Concerted and Selective Electrooxidation of Polyethylene‐Terephthalate‐Derived Alcohol to Glycolic Acid at an Industry‐Level Current Density over a Pd−Ni(OH)2 Catalyst

Electro‐reforming of Polyethylene‐terephthalate‐derived (PET‐derived) ethylene glycol (EG) into fine chemicals and H2 is an ideal solution to address severe plastic pollution. Here, we report the electrooxidation of EG to glycolic acid (GA) with a high Faraday efficiency and selectivity (>85 %) even at an industry‐level current density (600 mA cm−2 at 1.15 V vs. RHE) over a Pd−Ni(OH)2 catalyst. Notably, stable electrolysis over 200 h can be achieved, outperforming all available Pd‐based catalysts.
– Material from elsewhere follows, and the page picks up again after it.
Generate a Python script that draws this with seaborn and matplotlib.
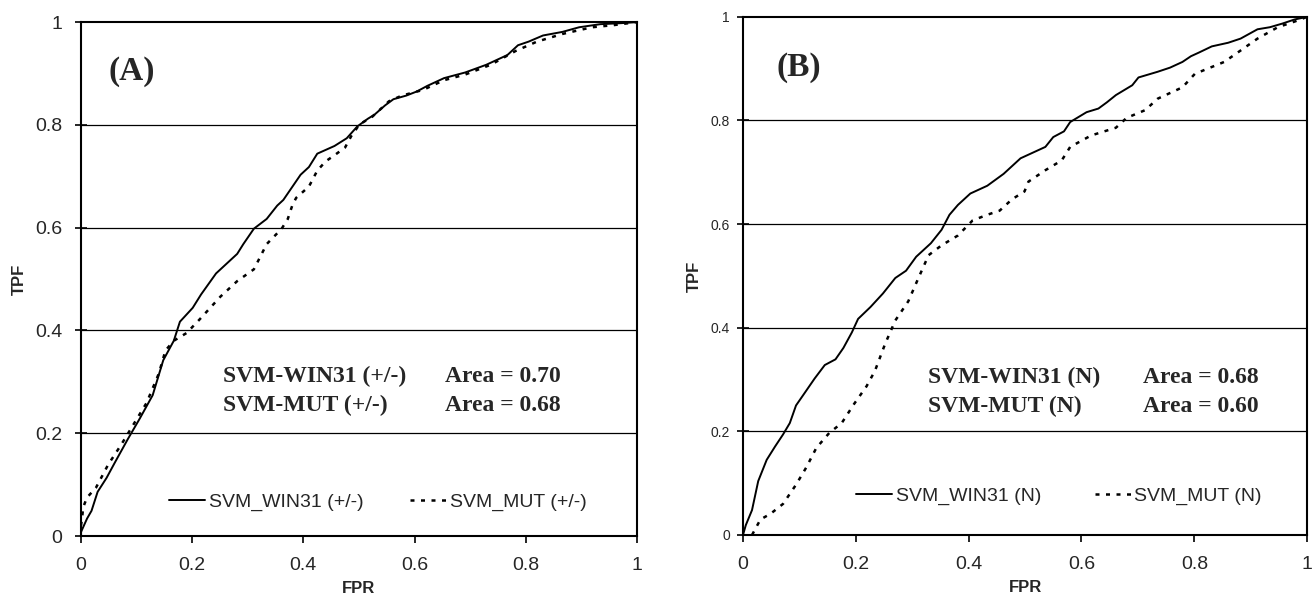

Combined experimental and theoretical results reveal that 1) the OH* generation promoted by Ni(OH)2 plays a critical role in facilitating EG‐to‐GA oxidation and removing poisonous carbonyl species, thereby achieving high activity and stability; 2) Pd with a downshifted d‐band center and the oxophilic Ni can synergistically facilitate the rapid desorption and transfer of GA from the active Pd sites to the inactive Ni sites, avoiding over‐oxidation and thus achieving high selectivity. Concerted and selective electro‐reforming of PET‐derived ethylene glycol into high‐value glycolic acid and H2 fuel was achieved at an industry‐level current density (600 mA cm−2 at 1.15 V vs. RHE) by a Pd−Ni(OH)2 catalyst. Notably, stable electrolysis over 200 h can be achieved in a flow electrolyzer, outperforming all available Pd‐based catalysts.